_GOAL_.
Exclude images, then output the remaining data verbatim.

# # # #

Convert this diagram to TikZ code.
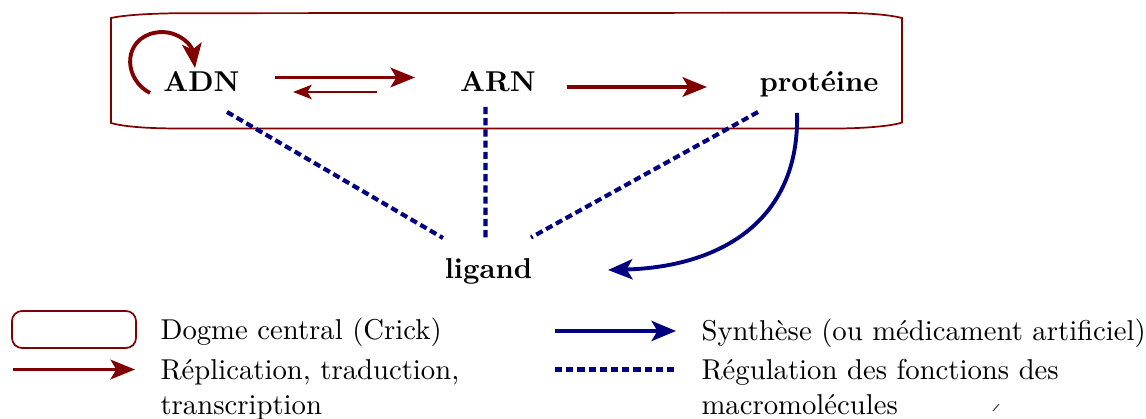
\documentclass[tikz,border=0pt]{standalone}
\usetikzlibrary{arrows.meta,calc}
\definecolor{dred}{RGB}{128,0,0}
\definecolor{dblue}{RGB}{0,0,128}
\tikzset{
  lbl/.style={font=\bfseries, inner sep=0pt, anchor=base},
  legtxt/.style={inner sep=0pt, anchor=base west},
  redarrow/.style={draw=dred, line width=1.35pt, -{Stealth[length=8.5pt,width=6.8pt,inset=2pt]}},
  redsmall/.style={draw=dred, line width=1pt, -{Stealth[length=6.5pt,width=5pt,inset=1.5pt]}},
  bluearrow/.style={draw=dblue, line width=1.35pt, -{Stealth[length=8.5pt,width=7pt,inset=2pt]}},
  regline/.style={draw=dblue, line width=1.45pt, dash pattern=on 2.5pt off 1.4pt},
  frame/.style={draw=dred, line width=0.6pt},
}
\begin{document}
\begin{tikzpicture}[x=0.3485pt,y=-0.3485pt]
\useasboundingbox (0,0) rectangle (1146,419);

% central dogma frame
\draw[frame] (111,18) -- (111,123) .. controls (125,127) and (150,128.5) .. (180,128.5)
  -- (840,128.5) .. controls (875,128) and (895,125) .. (902,122.5)
  -- (902,18) .. controls (890,15) and (870,13) .. (840,12.8)
  -- (180,13.2) .. controls (150,13.5) and (125,15) .. (111,18) -- cycle;

% nodes
\node[lbl] (adn) at (201.5,91.5) {ADN};
\node[lbl] (arn) at (498,91.5) {ARN};
\node[lbl] (prot) at (819,92) {protéine};
\node[lbl] (lig) at (488.5,279) {ligand};

% red arrows
\draw[redarrow] ($(adn.base)+(-51.5,1.5)$) .. controls +(-25,-13) and +(-28,10) .. ($(adn.base)+(-51.5,-57.5)$)
  .. controls +(25,-8) and +(-3,-23) .. ($(adn.base)+(-6.5,-23.5)$);
\draw[redarrow] ($(adn.base)+(73.5,-14)$) -- ($(arn.base)+(-83,-14)$);
\draw[redsmall] ($(arn.base)+(-121,0.5)$) -- ($(adn.base)+(91.5,0.5)$);
\draw[redarrow] ($(arn.base)+(69,-4.5)$) -- ($(prot.base)+(-112,-5)$);

% regulation lines
\draw[regline] ($(adn.base)+(25.5,20.5)$) -- ($(lig.base)+(-45.5,-41)$);
\draw[regline] ($(arn.base)+(-12.5,15.5)$) -- ($(lig.base)+(-3,-41.5)$);
\draw[regline] ($(prot.base)+(-61,20)$) -- ($(lig.base)+(42.5,-41.5)$);

% synthesis
\draw[bluearrow] ($(prot.base)+(-22,21)$) .. controls +(3,108) and +(112,-3) .. ($(lig.base)+(119.5,-9)$);

% legend
\node[draw=dred, line width=0.6pt, rounded corners=3.5pt, minimum width=124*0.3485pt, minimum height=37*0.3485pt, inner sep=0pt] (legbox) at (74,329.5) {};
\node[legtxt] (l1) at (160,340) {Dogme central (Crick)};
\node[legtxt] (l2) at (160,380) {Réplication, traduction,};
\node[legtxt] (l3) at (160,415) {transcription};
\coordinate (ra1) at (13,369.5);
\coordinate (ra2) at (135,369.5);
\draw[redarrow] (ra1) -- (ra2);
\node[legtxt] (r1) at (701,341) {Synthèse (ou médicament artificiel)};
\node[legtxt] (r2) at (701,380) {Régulation des fonctions des};
\node[legtxt] (r3) at (701,415) {macromolécules};
\coordinate (ba1) at (555,331);
\coordinate (ba2) at (676,331);
\draw[bluearrow] (ba1) -- (ba2);
\coordinate (da1) at (555,369.5);
\coordinate (da2) at (677,369.5);
\draw[regline] (da1) -- (da2);

% stray mark
\draw[black!70, line width=0.4pt] (993,411) -- (999,404);
\end{tikzpicture}
\end{document}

# # # #

_ANSWER FOR THIS EXERCISE_.
Convert this diagram to TikZ code.
\documentclass[tikz,border=0pt]{standalone}
\usetikzlibrary{arrows.meta,calc}
\definecolor{dred}{RGB}{128,0,0}
\definecolor{dblue}{RGB}{0,0,128}
\tikzset{
  lbl/.style={font=\bfseries, inner sep=0pt, anchor=base},
  legtxt/.style={inner sep=0pt, anchor=base west},
  redarrow/.style={draw=dred, line width=1.35pt, -{Stealth[length=8.5pt,width=6.8pt,inset=2pt]}},
  redsmall/.style={draw=dred, line width=1pt, -{Stealth[length=6.5pt,width=5pt,inset=1.5pt]}},
  bluearrow/.style={draw=dblue, line width=1.35pt, -{Stealth[length=8.5pt,width=7pt,inset=2pt]}},
  regline/.style={draw=dblue, line width=1.45pt, dash pattern=on 2.5pt off 1.4pt},
  frame/.style={draw=dred, line width=0.6pt},
}
\begin{document}
\begin{tikzpicture}[x=0.3485pt,y=-0.3485pt]
\useasboundingbox (0,0) rectangle (1146,419);

% central dogma frame
\draw[frame] (111,18) -- (111,123) .. controls (125,127) and (150,128.5) .. (180,128.5)
  -- (840,128.5) .. controls (875,128) and (895,125) .. (902,122.5)
  -- (902,18) .. controls (890,15) and (870,13) .. (840,12.8)
  -- (180,13.2) .. controls (150,13.5) and (125,15) .. (111,18) -- cycle;

% nodes
\node[lbl] (adn) at (201.5,91.5) {ADN};
\node[lbl] (arn) at (498,91.5) {ARN};
\node[lbl] (prot) at (819,92) {protéine};
\node[lbl] (lig) at (488.5,279) {ligand};

% red arrows
\draw[redarrow] ($(adn.base)+(-51.5,1.5)$) .. controls +(-25,-13) and +(-28,10) .. ($(adn.base)+(-51.5,-57.5)$)
  .. controls +(25,-8) and +(-3,-23) .. ($(adn.base)+(-6.5,-23.5)$);
\draw[redarrow] ($(adn.base)+(73.5,-14)$) -- ($(arn.base)+(-83,-14)$);
\draw[redsmall] ($(arn.base)+(-121,0.5)$) -- ($(adn.base)+(91.5,0.5)$);
\draw[redarrow] ($(arn.base)+(69,-4.5)$) -- ($(prot.base)+(-112,-5)$);

% regulation lines
\draw[regline] ($(adn.base)+(25.5,20.5)$) -- ($(lig.base)+(-45.5,-41)$);
\draw[regline] ($(arn.base)+(-12.5,15.5)$) -- ($(lig.base)+(-3,-41.5)$);
\draw[regline] ($(prot.base)+(-61,20)$) -- ($(lig.base)+(42.5,-41.5)$);

% synthesis
\draw[bluearrow] ($(prot.base)+(-22,21)$) .. controls +(3,108) and +(112,-3) .. ($(lig.base)+(119.5,-9)$);

% legend
\node[draw=dred, line width=0.6pt, rounded corners=3.5pt, minimum width=124*0.3485pt, minimum height=37*0.3485pt, inner sep=0pt] (legbox) at (74,329.5) {};
\node[legtxt] (l1) at (160,340) {Dogme central (Crick)};
\node[legtxt] (l2) at (160,380) {Réplication, traduction,};
\node[legtxt] (l3) at (160,415) {transcription};
\coordinate (ra1) at (13,369.5);
\coordinate (ra2) at (135,369.5);
\draw[redarrow] (ra1) -- (ra2);
\node[legtxt] (r1) at (701,341) {Synthèse (ou médicament artificiel)};
\node[legtxt] (r2) at (701,380) {Régulation des fonctions des};
\node[legtxt] (r3) at (701,415) {macromolécules};
\coordinate (ba1) at (555,331);
\coordinate (ba2) at (676,331);
\draw[bluearrow] (ba1) -- (ba2);
\coordinate (da1) at (555,369.5);
\coordinate (da2) at (677,369.5);
\draw[regline] (da1) -- (da2);

% stray mark
\draw[black!70, line width=0.4pt] (993,411) -- (999,404);
\end{tikzpicture}
\end{document}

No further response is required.